[Data items]
• • • • •

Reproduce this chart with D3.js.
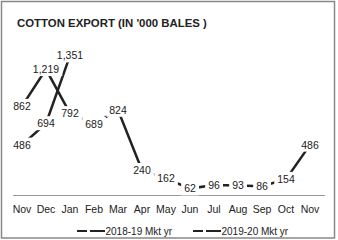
<!DOCTYPE html>
<html>
<head>
<meta charset="utf-8">
<script src="https://cdn.jsdelivr.net/npm/d3@7"></script>
<style>
  body {margin: 0; background: #fff;}
  text {font-family: 'Liberation Sans', Arial, sans-serif; fill: #222;}
</style>
</head>
<body>
<script>
var months = ['Nov','Dec','Jan','Feb','Mar','Apr','May','Jun','Jul','Aug','Sep','Oct','Nov']
var mkt1819 = [862, 1219, 792, 689, 824, 240, 162, 62, 96, 93, 86, 154, 486]
var mkt1920 = [486, 694, 1351]
var seriesNames = ['2018-19 Mkt yr', '2019-20 Mkt yr']

var width = 338, height = 240

var svg = d3.select('body').append('svg')
  .attr('width', width).attr('height', height)

svg.append('rect')
  .attr('x', 1.5).attr('y', 1.5).attr('width', 333).attr('height', 236.5)
  .attr('fill', '#fff').attr('stroke', '#888').attr('stroke-width', 1.5)

svg.append('text')
  .attr('x', 17).attr('y', 26.5)
  .style('font-weight', 'bold').style('font-size', '11.4px')
  .text("COTTON EXPORT (IN '000 BALES )")

var x = d3.scaleBand().domain(d3.range(months.length)).range([10, 322])
var y = d3.scaleLinear().domain([0, 1600]).range([195, 30])

svg.append('line')
  .attr('x1', 13).attr('x2', 325).attr('y1', 195.5).attr('y2', 195.5)
  .attr('stroke', '#999')

svg.selectAll('text.month').data(months).join('text')
  .attr('class', 'month')
  .attr('x', (d, i) => x(i) + x.bandwidth()/2)
  .attr('y', 213)
  .attr('text-anchor', 'middle')
  .style('font-size', '10.5px')
  .text(d => d)

var line = d3.line()
  .x((d, i) => x(i) + x.bandwidth()/2)
  .y(d => y(d))

var allSeries = [mkt1819, mkt1920]

svg.selectAll('path.series').data(allSeries).join('path')
  .attr('class', 'series')
  .attr('d', line)
  .attr('fill', 'none')
  .attr('stroke', '#222')
  .attr('stroke-width', 2.5)

var fmt = d3.format(',')
var labels = []
allSeries.forEach(s => s.forEach((v, i) => labels.push({i, v})))

var lg = svg.selectAll('g.lab').data(labels).join('g')
  .attr('class', 'lab')
  .attr('transform', d => `translate(${x(d.i) + x.bandwidth()/2},${y(d.v)})`)

lg.append('text')
  .attr('text-anchor', 'middle')
  .attr('dy', '0.36em')
  .style('font-size', '10.5px')
  .text(d => fmt(d.v))

lg.each(function(){
  var g = d3.select(this)
  var b = g.select('text').node().getBBox()
  g.insert('rect', 'text')
    .attr('x', b.x - 3).attr('y', b.y - 1)
    .attr('width', b.width + 6).attr('height', b.height + 2)
    .attr('fill', '#fff')
})

var legendX = [77, 193]
var leg = svg.selectAll('g.leg').data(seriesNames).join('g')
  .attr('class', 'leg')
  .attr('transform', (d, i) => `translate(${legendX[i]},231)`)

leg.append('line')
  .attr('x1', 0).attr('x2', 28)
  .attr('stroke', '#222').attr('stroke-width', 2)
  .attr('stroke-dasharray', '10,3,15')

leg.append('text')
  .attr('x', 28.5).attr('dy', '0.35em')
  .style('font-size', '10px')
  .text(d => d)
</script>
</body>
</html>
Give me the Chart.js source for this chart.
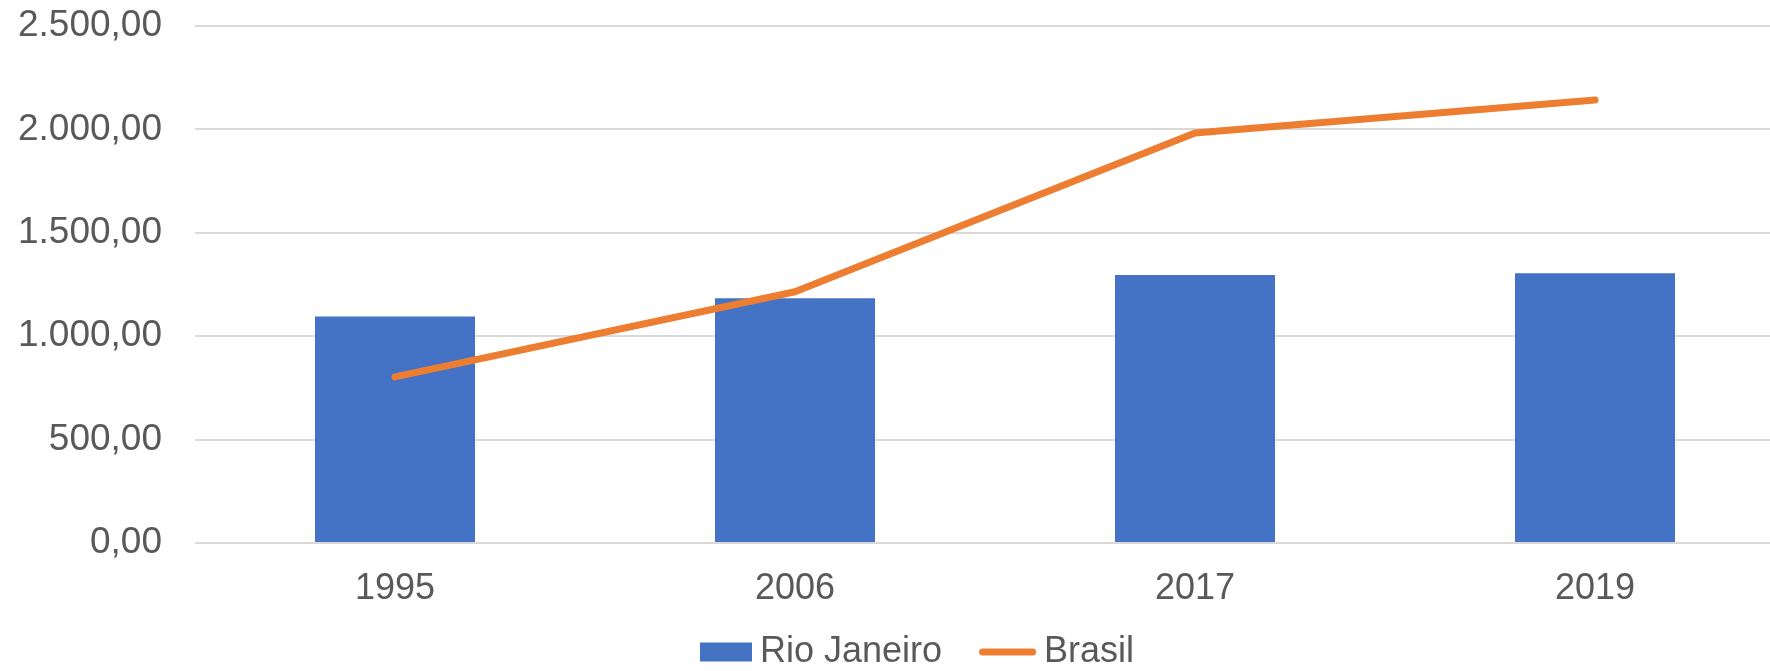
<!DOCTYPE html>
<html>
<head>
<meta charset="utf-8">
<script src="https://cdn.jsdelivr.net/npm/chart.js@4.4.0/dist/chart.umd.min.js"></script>
<style>
  html, body { margin: 0; padding: 0; background: #fff; overflow: hidden; }
  #wrap { width: 1828px; height: 671px; }
</style>
</head>
<body>
<div id="wrap"><canvas id="myChart" width="1828" height="671"></canvas></div>
<script>
// data
const years = ['1995', '2006', '2017', '2019'];
const rioJaneiro = [1095, 1183, 1296, 1304];
const brasil = [803, 1215, 1983, 2142];
const yTicks = [0, 500, 1000, 1500, 2000, 2500];

const barColor = '#4472C4';
const lineColor = '#ED7D31';
const textColor = '#595959';
const fontFamily = "'Liberation Sans', Arial, sans-serif";

// 2500 -> "2.500,00"
function fmtBR(v) {
    const parts = v.toFixed(2).split('.');
    const intPart = parts[0].replace(/\B(?=(\d{3})+(?!\d))/g, '.');
    return intPart + ',' + parts[1];
}

// legend swatches (drawn right-aligned inside a wider image so the text sits close)
function makeSwatch(kind) {
    const c = document.createElement('canvas');
    c.width = 92;
    c.height = 24;
    const g = c.getContext('2d');
    if (kind === 'bar') {
        g.fillStyle = barColor;
        g.fillRect(92 - 4 - 52, 2.5, 52, 19);
    } else {
        g.strokeStyle = lineColor;
        g.lineWidth = 7;
        g.lineCap = 'round';
        g.beginPath();
        g.moveTo(92 - 4 - 57 + 3.5, 12);
        g.lineTo(92 - 4 - 3.5, 12);
        g.stroke();
    }
    return c;
}
const barSwatch = makeSwatch('bar');
const lineSwatch = makeSwatch('line');

const data = {
    labels: years,
    datasets: [{
        type: 'bar',
        label: 'Rio Janeiro',
        data: rioJaneiro,
        backgroundColor: barColor,
        borderWidth: 0,
        barPercentage: 0.4,
        categoryPercentage: 1,
        order: 1
    }, {
        type: 'line',
        label: 'Brasil',
        data: brasil,
        borderColor: lineColor,
        backgroundColor: lineColor,
        borderWidth: 7,
        borderCapStyle: 'round',
        borderJoinStyle: 'round',
        pointRadius: 0,
        tension: 0,
        order: 0
    }]
};

const config = {
    data,
    options: {
        responsive: false,
        animation: false,
        layout: { padding: { top: 26, right: 33, left: 17, bottom: -9 } },
        plugins: {
            tooltip: { enabled: false },
            legend: {
                position: 'bottom',
                labels: {
                    usePointStyle: true,
                    pointStyleWidth: 64,
                    boxHeight: 19,
                    padding: 20,
                    color: textColor,
                    font: { family: fontFamily, size: 36 },
                    sort: (a, b) => a.datasetIndex - b.datasetIndex,
                    generateLabels: function (chart) {
                        const items = Chart.defaults.plugins.legend.labels.generateLabels(chart);
                        items.forEach(it => {
                            it.pointStyle = it.datasetIndex === 0 ? barSwatch : lineSwatch;
                            it.lineWidth = 0;
                        });
                        return items;
                    }
                }
            }
        },
        scales: {
            x: {
                grid: { display: false, drawTicks: false },
                border: { display: false },
                ticks: {
                    color: textColor,
                    font: { family: fontFamily, size: 36 },
                    padding: 24
                },
                afterFit: function (scale) { scale.height = 71; }
            },
            y: {
                min: 0,
                max: 2500,
                afterBuildTicks: function (scale) {
                    scale.ticks = yTicks.map(v => ({ value: v }));
                },
                grid: { color: '#d9d9d9', lineWidth: 2, drawTicks: false },
                border: { display: false },
                ticks: {
                    color: textColor,
                    font: { family: fontFamily, size: 37 },
                    padding: 33,
                    callback: function (value) { return fmtBR(value); }
                },
                afterFit: function (scale) {
                    scale.width = 178;
                    scale.paddingTop = 0;
                    scale.paddingBottom = 0;
                }
            }
        }
    }
};

// render
const myChart = new Chart(document.getElementById('myChart'), config);
</script>
</body>
</html>
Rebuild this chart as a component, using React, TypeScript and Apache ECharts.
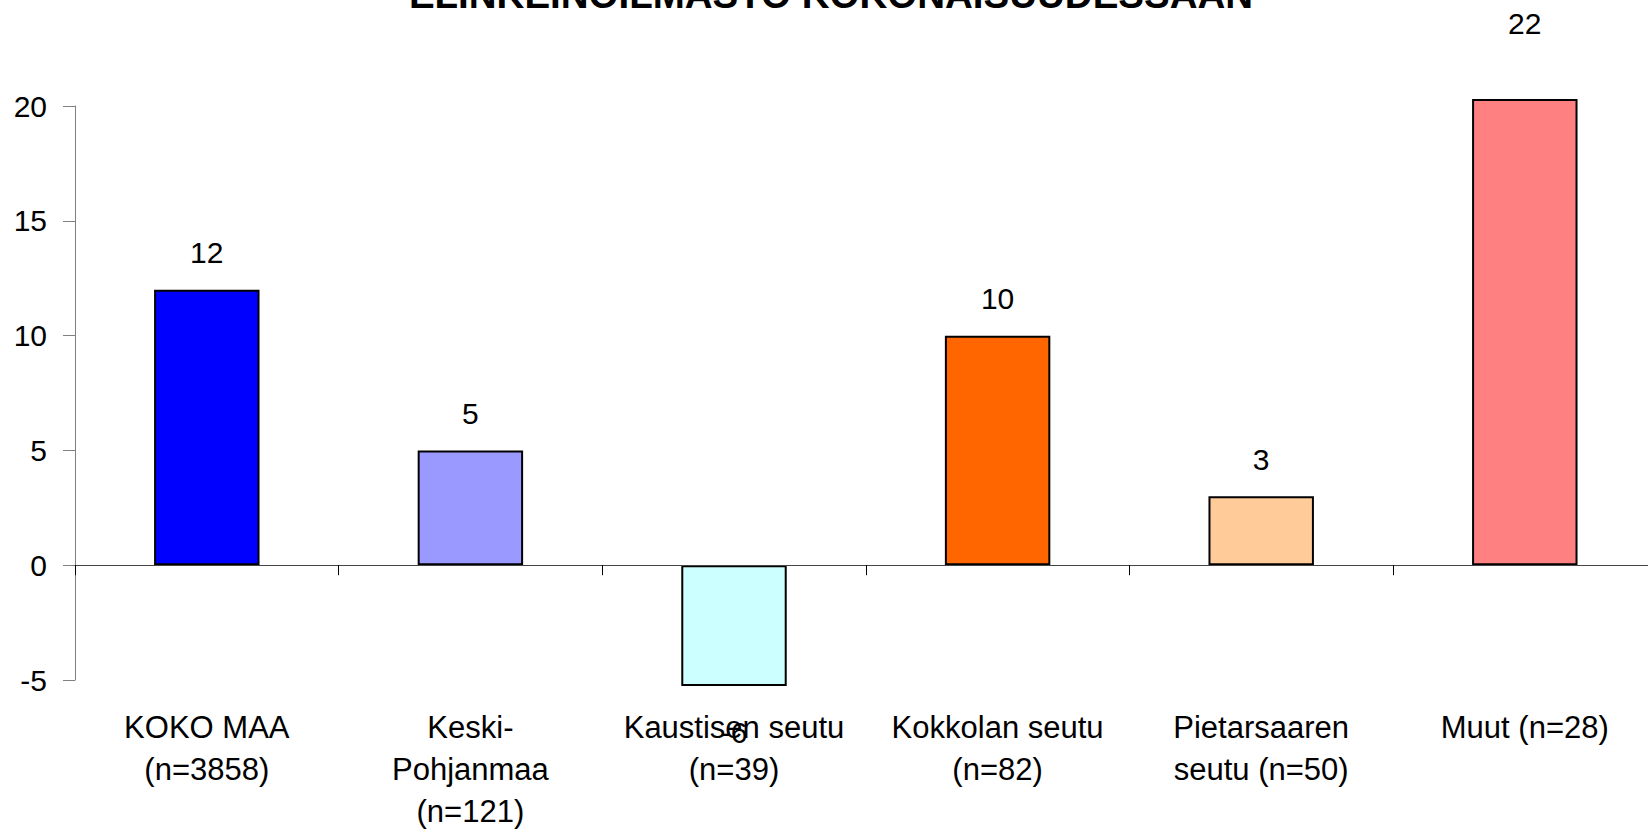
import React, { useEffect, useRef } from "react";
import * as echarts from "echarts";

const titleText = "ELINKEINOILMASTO KOKONAISUUDESSAAN";
const categories = [
  "KOKO MAA\n(n=3858)",
  "Keski-\nPohjanmaa\n(n=121)",
  "Kaustisen seutu\n(n=39)",
  "Kokkolan seutu\n(n=82)",
  "Pietarsaaren\nseutu (n=50)",
  "Muut (n=28)",
];
const values = [12, 5, -6, 10, 3, 22];
const barColors = ["#0000FF", "#9999FF", "#CCFFFF", "#FF6600", "#FFCC99", "#FF8080"];
const yMin = -5;
const yMax = 20;
const yStep = 5;

const FONT = "'Liberation Sans', Arial, sans-serif";

export default function App() {
  const ref = useRef<HTMLDivElement>(null);
  useEffect(() => {
    if (!ref.current) return;
    const chart = echarts.init(ref.current, null, { renderer: "svg" });
    const gridLeft = 75;
    const gridWidth = 1581.6;
    const option: any = {
      animation: false,
      backgroundColor: "#ffffff",
      textStyle: { fontFamily: FONT },
      graphic: [
        {
          type: "text",
          x: 831,
          y: -5.4,
          z: 10,
          style: {
            text: titleText,
            fontFamily: FONT,
            fontWeight: "bold",
            fontSize: 38.5,
            fill: "#000",
            align: "center",
            verticalAlign: "middle",
          },
        },
      ],
      grid: [
        { left: gridLeft, top: 106, width: gridWidth, height: 574, containLabel: false, outerBoundsMode: "none" },
        { left: gridLeft, top: 100, width: gridWidth, height: 585, containLabel: false, outerBoundsMode: "none" },
      ],
      xAxis: [
        {
          type: "category",
          gridIndex: 0,
          data: categories,
          boundaryGap: true,
          z: 3,
          axisLine: { show: true, onZero: true, lineStyle: { color: "#444", width: 1 } },
          axisTick: { show: true, alignWithLabel: false, interval: 0, length: 10, lineStyle: { color: "#000", width: 1 } },
          axisLabel: { show: false },
          splitLine: { show: false },
        },
        {
          type: "category",
          gridIndex: 1,
          data: categories,
          boundaryGap: true,
          position: "bottom",
          axisLine: { show: false, onZero: false },
          axisTick: { show: false },
          axisLabel: {
            show: true,
            interval: 0,
            margin: 21,
            fontSize: 31,
            lineHeight: 42,
            color: "#000",
            fontFamily: FONT,
            align: "center",
          },
          splitLine: { show: false },
        },
      ],
      yAxis: [
        {
          type: "value",
          gridIndex: 0,
          min: yMin,
          max: yMax,
          interval: yStep,
          axisLine: { show: true, lineStyle: { color: "#808080", width: 1 } },
          axisTick: { show: true, length: 12, lineStyle: { color: "#808080", width: 1 } },
          axisLabel: { show: true, margin: 28, fontSize: 30, color: "#000", fontFamily: FONT },
          splitLine: { show: false },
        },
        {
          type: "value",
          gridIndex: 1,
          min: -5.22,
          max: 20.27,
          show: false,
          splitLine: { show: false },
        },
      ],
      series: [
        {
          type: "bar",
          xAxisIndex: 1,
          yAxisIndex: 1,
          barWidth: "40%",
          clip: true,
          z: 2,
          data: values.map((v, i) => ({
            value: v,
            itemStyle: { color: barColors[i], borderColor: "#000", borderWidth: 2 },
          })),
          label: { show: false },
          silent: true,
        },
        {
          type: "scatter",
          xAxisIndex: 1,
          yAxisIndex: 1,
          symbolSize: 0,
          clip: false,
          z: 20,
          zlevel: 1,
          silent: true,
          itemStyle: { color: "#000", opacity: 0 },
          data: values.map((v) => ({
            value: v,
            label: {
              show: true,
              position: v >= 0 ? "top" : "bottom",
              distance: v >= 0 ? 22 : 15,
              formatter: String(v),
              fontSize: 30,
              color: "#000",
              opacity: 1,
              textBorderWidth: 0,
              fontFamily: FONT,
            },
          })),
        },
      ],
    };
    chart.setOption(option);
    return () => chart.dispose();
  }, []);
  return (
    <div style={{ position: "fixed", left: 0, top: 0, width: 1648, height: 830, overflow: "hidden", background: "#fff" }}>
      <div ref={ref} style={{ width: 1700, height: 830 }} />
    </div>
  );
}
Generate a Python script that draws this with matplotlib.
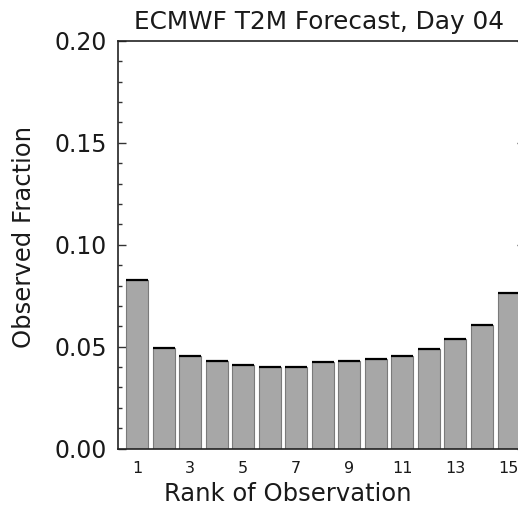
import matplotlib
matplotlib.use("Agg")
import matplotlib.pyplot as plt
import numpy as np

# rank histogram values
ranks = list(range(1, 16))
fractions = [0.0826, 0.0493, 0.0452, 0.0428, 0.0408, 0.0399, 0.0400, 0.0423,
             0.0428, 0.0437, 0.0452, 0.0490, 0.0539, 0.0606, 0.0763]
xtick_vals = [1, 3, 5, 7, 9, 11, 13, 15]
ytick_vals = [0.00, 0.05, 0.10, 0.15, 0.20]

plt.rcParams['font.family'] = ['DejaVu Sans']
plt.rcParams['text.color'] = '#1a1a1a'

W, H = 518, 519
fig = plt.figure(figsize=(W / 100, H / 100), dpi=100)
# axes runs a little past the right edge, as in the reference
ax = fig.add_axes([118 / W, 1 - 448.5 / H, (525 - 118) / W, 407.5 / H])

ax.bar(ranks, fractions, width=0.83, color='#a7a7a7', edgecolor='#7a7a7a',
       linewidth=0.8, zorder=2)
ax.hlines(fractions, np.array(ranks) - 0.415, np.array(ranks) + 0.415,
          color='black', linewidth=1.6, zorder=3)

ax.set_xlim(0.284, 15.62)
ax.set_ylim(0, 0.20)
ax.set_xticks(xtick_vals)
ax.set_yticks(ytick_vals)
ax.set_yticklabels([f'{v:.2f}' for v in ytick_vals])
ax.set_yticks(np.arange(0, 0.2001, 0.01), minor=True)

ax.tick_params(axis='y', which='both', direction='in', left=True, right=True,
               labelsize=17, pad=8, width=1, color='#333333',
               labelcolor='#1a1a1a')
ax.tick_params(axis='y', which='major', length=5.8)
ax.tick_params(axis='y', which='minor', length=2.9)
ax.tick_params(axis='x', length=0, labelsize=11.5, pad=9, labelcolor='#1a1a1a')

for s in ax.spines.values():
    s.set_linewidth(1.2)
    s.set_color('#222222')

fig.text(319 / W, 1 - 22 / H, 'ECMWF T2M Forecast, Day 04', ha='center',
         va='center', fontsize=17.8)
fig.text(288 / W, 1 - 494 / H, 'Rank of Observation', ha='center',
         va='center', fontsize=17.5)
fig.text(24 / W, 1 - 237 / H, 'Observed Fraction', ha='center',
         va='center', rotation=90, fontsize=17.5)

fig.savefig('out.png', dpi=100)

• • • • •

**Task goal**
Everything from the line that contains "Generate a Python" down to the line that contains "plt.rcParams['text.color'] = '#1a1a1a'" should be written out exactly, end lines too, minus the pictures.

**Complete answer**
Generate a Python script that draws this with matplotlib.
import matplotlib
matplotlib.use("Agg")
import matplotlib.pyplot as plt
import numpy as np

# rank histogram values
ranks = list(range(1, 16))
fractions = [0.0826, 0.0493, 0.0452, 0.0428, 0.0408, 0.0399, 0.0400, 0.0423,
             0.0428, 0.0437, 0.0452, 0.0490, 0.0539, 0.0606, 0.0763]
xtick_vals = [1, 3, 5, 7, 9, 11, 13, 15]
ytick_vals = [0.00, 0.05, 0.10, 0.15, 0.20]

plt.rcParams['font.family'] = ['DejaVu Sans']
plt.rcParams['text.color'] = '#1a1a1a'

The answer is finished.